*WHAT YOU SHOULD DO*
Restate all the material verbatim, except for the pictures.

*DATA SHOWN*
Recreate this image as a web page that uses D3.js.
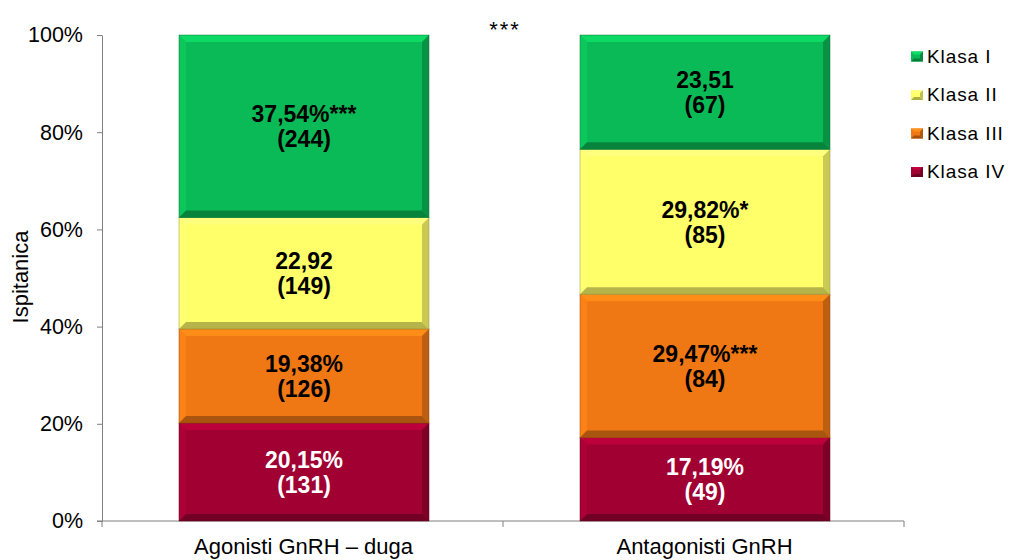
<!DOCTYPE html>
<html><head><meta charset="utf-8">
<script src="https://cdn.jsdelivr.net/npm/d3@7"></script>
<style>body{margin:0;background:#fff}svg{display:block;font-family:"Liberation Sans",Arial,sans-serif}</style>
</head><body><svg id="c" width="1009" height="560"></svg>
<script>
const categories = ["Agonisti GnRH – duga", "Antagonisti GnRH"];
const seriesNames = ["Klasa IV", "Klasa III", "Klasa II", "Klasa I"];
const klasaIV = [20.15, 17.19];
const klasaIII = [19.38, 29.47];
const klasaII = [22.92, 29.82];
const klasaI = [37.54, 23.51];
const labelsIV = ["20,15%\n(131)", "17,19%\n(49)"];
const labelsIII = ["19,38%\n(126)", "29,47%***\n(84)"];
const labelsII = ["22,92\n(149)", "29,82%*\n(85)"];
const labelsI = ["37,54%***\n(244)", "23,51\n(67)"];
const yTicks = [0, 20, 40, 60, 80, 100];
const colors = ["#a00032", "#f07814", "#ffff6a", "#0aba56"];
const textColors = ["#ffffff", "#000000", "#000000", "#000000"];
const legendOrder = ["Klasa I", "Klasa II", "Klasa III", "Klasa IV"];

const svg = d3.select("#c");
const x = d3.scaleBand().domain(categories).range([102, 904]).paddingInner(0).paddingOuter(0);
const y = d3.scaleLinear().domain([0, 100]).range([521, 35]);
const barW = 250;

const series = [klasaIV, klasaIII, klasaII, klasaI];
const labels = [labelsIV, labelsIII, labelsII, labelsI];
const rows = categories.map((c, i) => {
  const o = {cat: c};
  seriesNames.forEach((s, k) => o[s] = series[k][i]);
  return o;
});
const stacked = d3.stack().keys(seriesNames)(rows);

// y axis
const yAxis = d3.axisLeft(y).tickValues(yTicks).tickFormat(d => d + "%").tickSize(5).tickSizeOuter(0);
const gy = svg.append("g").attr("transform", "translate(102,0)").call(yAxis);
gy.select(".domain").attr("stroke", "#7f7f7f");
gy.selectAll(".tick line").attr("stroke", "#7f7f7f");
gy.selectAll(".tick text").attr("font-size", 21.5).attr("fill", "#000").attr("x", -19)
  .attr("font-family", "Liberation Sans, Arial, sans-serif");

// x axis
svg.append("line").attr("x1", 97).attr("x2", 904).attr("y1", y(0)).attr("y2", y(0)).attr("stroke", "#7f7f7f");
[102, x.bandwidth() + 102, 904].forEach(t => {
  svg.append("line").attr("x1", t).attr("x2", t).attr("y1", y(0)).attr("y2", y(0) + 6).attr("stroke", "#7f7f7f");
});
svg.selectAll(".xl").data(categories).enter().append("text")
  .attr("x", d => x(d) + x.bandwidth() / 2 + 1).attr("y", 554)
  .attr("text-anchor", "middle").attr("font-size", 22).text(d => d);

// axis title
svg.append("text").attr("transform", "translate(28,277) rotate(-90)")
  .attr("text-anchor", "middle").attr("font-size", 22).text("Ispitanica");

// bars with bevel
const bev = 7;
stacked.forEach((layer, k) => {
  layer.forEach((d, i) => {
    const cx = x(categories[i]) + x.bandwidth() / 2 + 1.5;
    const x0 = cx - barW / 2, x1 = cx + barW / 2;
    const yt = y(d[1]), yb = y(d[0]);
    const g = svg.append("g");
    const base = d3.color(colors[k]);
    g.append("rect").attr("x", x0).attr("y", yt).attr("width", barW).attr("height", yb - yt).attr("fill", colors[k]);
    const pts = a => a.map(p => p.join(",")).join(" ");
    g.append("polygon").attr("points", pts([[x0, yt], [x1, yt], [x1 - bev, yt + bev], [x0 + bev, yt + bev]]))
      .attr("fill", base.brighter(0.5)).attr("opacity", 0.9);
    g.append("polygon").attr("points", pts([[x0, yt], [x0 + bev, yt + bev], [x0 + bev, yb - bev], [x0, yb]]))
      .attr("fill", base.brighter(0.25)).attr("opacity", 0.8);
    g.append("polygon").attr("points", pts([[x1, yt], [x1 - bev, yt + bev], [x1 - bev, yb - bev], [x1, yb]]))
      .attr("fill", base.darker(0.8)).attr("opacity", 0.85);
    g.append("polygon").attr("points", pts([[x0, yb], [x0 + bev, yb - bev], [x1 - bev, yb - bev], [x1, yb]]))
      .attr("fill", base.darker(1.1)).attr("opacity", 0.9);
    g.append("rect").attr("x", x0).attr("y", yt).attr("width", barW).attr("height", yb - yt)
      .attr("fill", "none").attr("stroke", base.darker(1.5)).attr("stroke-width", 0.8).attr("opacity", 0.6);
    const lines = labels[k][i].split("\n");
    const ym = (yt + yb) / 2;
    const t = g.append("text").attr("text-anchor", "middle").attr("font-size", 23).attr("font-weight", "bold")
      .attr("fill", textColors[k]);
    lines.forEach((ln, j) => {
      t.append("tspan").attr("x", cx).attr("y", ym - 4 + j * 25).text(ln);
    });
  });
});

// significance marker
svg.append("text").attr("x", 505).attr("y", 37).attr("text-anchor", "middle").attr("font-size", 22)
  .attr("letter-spacing", 2).text("***");

// legend
const ly = [56.5, 95, 133.5, 172];
legendOrder.forEach((name, i) => {
  const k = seriesNames.indexOf(name);
  const base = d3.color(colors[k]);
  const g = svg.append("g").attr("transform", `translate(911,${ly[i]})`);
  g.append("rect").attr("x", 0).attr("y", -5).attr("width", 12).attr("height", 10).attr("fill", colors[k]);
  g.append("polygon").attr("points", "0,-5 12,-5 9,-2 3,-2").attr("fill", base.brighter(0.5));
  g.append("polygon").attr("points", "12,-5 12,5 9,2 9,-2").attr("fill", base.darker(0.8));
  g.append("polygon").attr("points", "0,5 12,5 9,2 3,2").attr("fill", base.darker(1.1));
  g.append("text").attr("x", 16).attr("y", 6).attr("font-size", 19).attr("letter-spacing", 0.9).text(name);
});
</script></body></html>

*ANSWER IN FULL*
Recreate this image as a web page that uses D3.js.
<!DOCTYPE html>
<html><head><meta charset="utf-8">
<script src="https://cdn.jsdelivr.net/npm/d3@7"></script>
<style>body{margin:0;background:#fff}svg{display:block;font-family:"Liberation Sans",Arial,sans-serif}</style>
</head><body><svg id="c" width="1009" height="560"></svg>
<script>
const categories = ["Agonisti GnRH – duga", "Antagonisti GnRH"];
const seriesNames = ["Klasa IV", "Klasa III", "Klasa II", "Klasa I"];
const klasaIV = [20.15, 17.19];
const klasaIII = [19.38, 29.47];
const klasaII = [22.92, 29.82];
const klasaI = [37.54, 23.51];
const labelsIV = ["20,15%\n(131)", "17,19%\n(49)"];
const labelsIII = ["19,38%\n(126)", "29,47%***\n(84)"];
const labelsII = ["22,92\n(149)", "29,82%*\n(85)"];
const labelsI = ["37,54%***\n(244)", "23,51\n(67)"];
const yTicks = [0, 20, 40, 60, 80, 100];
const colors = ["#a00032", "#f07814", "#ffff6a", "#0aba56"];
const textColors = ["#ffffff", "#000000", "#000000", "#000000"];
const legendOrder = ["Klasa I", "Klasa II", "Klasa III", "Klasa IV"];

const svg = d3.select("#c");
const x = d3.scaleBand().domain(categories).range([102, 904]).paddingInner(0).paddingOuter(0);
const y = d3.scaleLinear().domain([0, 100]).range([521, 35]);
const barW = 250;

const series = [klasaIV, klasaIII, klasaII, klasaI];
const labels = [labelsIV, labelsIII, labelsII, labelsI];
const rows = categories.map((c, i) => {
  const o = {cat: c};
  seriesNames.forEach((s, k) => o[s] = series[k][i]);
  return o;
});
const stacked = d3.stack().keys(seriesNames)(rows);

// y axis
const yAxis = d3.axisLeft(y).tickValues(yTicks).tickFormat(d => d + "%").tickSize(5).tickSizeOuter(0);
const gy = svg.append("g").attr("transform", "translate(102,0)").call(yAxis);
gy.select(".domain").attr("stroke", "#7f7f7f");
gy.selectAll(".tick line").attr("stroke", "#7f7f7f");
gy.selectAll(".tick text").attr("font-size", 21.5).attr("fill", "#000").attr("x", -19)
  .attr("font-family", "Liberation Sans, Arial, sans-serif");

// x axis
svg.append("line").attr("x1", 97).attr("x2", 904).attr("y1", y(0)).attr("y2", y(0)).attr("stroke", "#7f7f7f");
[102, x.bandwidth() + 102, 904].forEach(t => {
  svg.append("line").attr("x1", t).attr("x2", t).attr("y1", y(0)).attr("y2", y(0) + 6).attr("stroke", "#7f7f7f");
});
svg.selectAll(".xl").data(categories).enter().append("text")
  .attr("x", d => x(d) + x.bandwidth() / 2 + 1).attr("y", 554)
  .attr("text-anchor", "middle").attr("font-size", 22).text(d => d);

// axis title
svg.append("text").attr("transform", "translate(28,277) rotate(-90)")
  .attr("text-anchor", "middle").attr("font-size", 22).text("Ispitanica");

// bars with bevel
const bev = 7;
stacked.forEach((layer, k) => {
  layer.forEach((d, i) => {
    const cx = x(categories[i]) + x.bandwidth() / 2 + 1.5;
    const x0 = cx - barW / 2, x1 = cx + barW / 2;
    const yt = y(d[1]), yb = y(d[0]);
    const g = svg.append("g");
    const base = d3.color(colors[k]);
    g.append("rect").attr("x", x0).attr("y", yt).attr("width", barW).attr("height", yb - yt).attr("fill", colors[k]);
    const pts = a => a.map(p => p.join(",")).join(" ");
    g.append("polygon").attr("points", pts([[x0, yt], [x1, yt], [x1 - bev, yt + bev], [x0 + bev, yt + bev]]))
      .attr("fill", base.brighter(0.5)).attr("opacity", 0.9);
    g.append("polygon").attr("points", pts([[x0, yt], [x0 + bev, yt + bev], [x0 + bev, yb - bev], [x0, yb]]))
      .attr("fill", base.brighter(0.25)).attr("opacity", 0.8);
    g.append("polygon").attr("points", pts([[x1, yt], [x1 - bev, yt + bev], [x1 - bev, yb - bev], [x1, yb]]))
      .attr("fill", base.darker(0.8)).attr("opacity", 0.85);
    g.append("polygon").attr("points", pts([[x0, yb], [x0 + bev, yb - bev], [x1 - bev, yb - bev], [x1, yb]]))
      .attr("fill", base.darker(1.1)).attr("opacity", 0.9);
    g.append("rect").attr("x", x0).attr("y", yt).attr("width", barW).attr("height", yb - yt)
      .attr("fill", "none").attr("stroke", base.darker(1.5)).attr("stroke-width", 0.8).attr("opacity", 0.6);
    const lines = labels[k][i].split("\n");
    const ym = (yt + yb) / 2;
    const t = g.append("text").attr("text-anchor", "middle").attr("font-size", 23).attr("font-weight", "bold")
      .attr("fill", textColors[k]);
    lines.forEach((ln, j) => {
      t.append("tspan").attr("x", cx).attr("y", ym - 4 + j * 25).text(ln);
    });
  });
});

// significance marker
svg.append("text").attr("x", 505).attr("y", 37).attr("text-anchor", "middle").attr("font-size", 22)
  .attr("letter-spacing", 2).text("***");

// legend
const ly = [56.5, 95, 133.5, 172];
legendOrder.forEach((name, i) => {
  const k = seriesNames.indexOf(name);
  const base = d3.color(colors[k]);
  const g = svg.append("g").attr("transform", `translate(911,${ly[i]})`);
  g.append("rect").attr("x", 0).attr("y", -5).attr("width", 12).attr("height", 10).attr("fill", colors[k]);
  g.append("polygon").attr("points", "0,-5 12,-5 9,-2 3,-2").attr("fill", base.brighter(0.5));
  g.append("polygon").attr("points", "12,-5 12,5 9,2 9,-2").attr("fill", base.darker(0.8));
  g.append("polygon").attr("points", "0,5 12,5 9,2 3,2").attr("fill", base.darker(1.1));
  g.append("text").attr("x", 16).attr("y", 6).attr("font-size", 19).attr("letter-spacing", 0.9).text(name);
});
</script></body></html>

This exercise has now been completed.